Больших усилий стоило говорить естественно: без сострадающих глаз или нарочитой веселости.

— Ты не сможешь ей помочь, никто не сможет ей помочь, посмотри на ситуацию рационально, — сказал один уважаемый в городе врач. — Слишком острая стадия, метастазы в легкие. Это финал. Не трать свою энергию.

 

— Слушай, а почему ты со мной носишься? — вдруг спросила Таня. — Я знаю, что ты человек занятой, приезжаешь на полчаса, делаешь телефон на беззвучку, я же вижу, на сколько звонков ты не отвечаешь, пока тут, со мной…

Мы говорили о неслучайных встречах, о счастье и опыте, об эффекте бабочки и психосоматике, о том, что человек остается с заразой один на один и пытается пробить лбом несущие стены в попытках добиться адекватного лечения.

— Да, это хорошая идея, отличная просто, сделай это, — чуть не захлопала в ладоши Таня, услышав о создании в Первоуральске фонда помощи онкобольным людям. — Здесь ведь даже не в деньгах дело, а в том, что рак сразу делает тебя обособленным. Люди знают, что это не заразно, но все равно боятся. Нам не с кем и негде общаться, не знаешь, где поделиться и спросить совета.

— Вы знаете, что мне намедни соседка сказала? — включилась в разговор танина мама. — Мол, а зачем вы все рассказываете, фотографируетесь? Стыдно же, еще и без волос. Я бы не стала.

Это отношение общества — мы любим сильных, успешных, здоровых. С красивой фигурой. Если кеды — то Converse. Если туфли — то лабутены, будь они не ладны.

— Какой фонд? А, ясно, в политику собралась, — один из отзывов относительно создания фонда. — А что? Их для этого и создают, особенно накануне выборов.

Спасибо вам, циничные люди, что вы есть — вот именно за цинизм спасибо. А еще спасибо таким людям как Юля Арсеньева из Вологды, которая просто создала фонд «Хорошие люди», просто работает, просто помогает и делится своим опытом с нами, новичками.

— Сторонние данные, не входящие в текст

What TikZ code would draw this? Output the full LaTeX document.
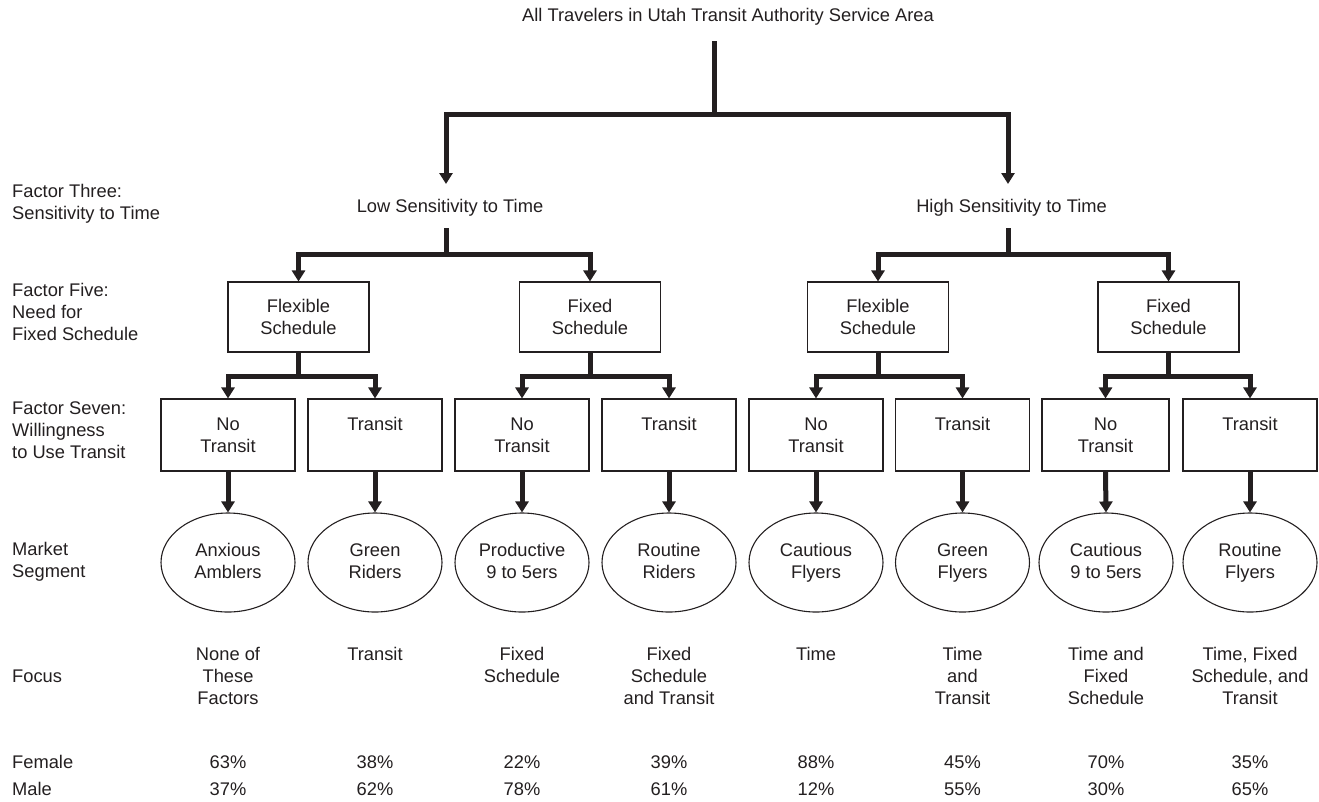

Основная задача фонда — работа с теми, кто столкнулся с диагнозом, консультации с российскими онкологами (к сожалению, опыт общения с нашими, родными, даже не местными, а из Екатеринбурга, показал — не трогайте эту тему, у нас рак если и есть, то он совсем не страшный и почти не смертельный), консультации с психологами и теми, кто смог победить тяжкий недуг.

— Вашему городу отчаянно не хватает хосписа, — резюмировала Юлия Арсеньева после недолгого общения, послушав историю Тани и многих других.

— Нашему городу отчаянно не хватает любви, — согласилась я.

SMS с таниного номера в 23:30 в воскресенье: «Светлана, здравствуйте. Танечки больше нет с нами»

Полчаса я думала, что ответить.

— Как Клим (сын Татьяны Мадыевской — ред.)?

— Постоянно спрашивает, где моя мамуля.

— Скажите, что она рядом, просто в другом качестве.

— Спасибо вам.

Утром мы усложнили задачу юристам:

— Я понимаю, что вы отдали документы на регистрацию, но мы убираем прежнее название, фонд должен называться «Наша Таня». Как эталон жизнелюбия и борьбы.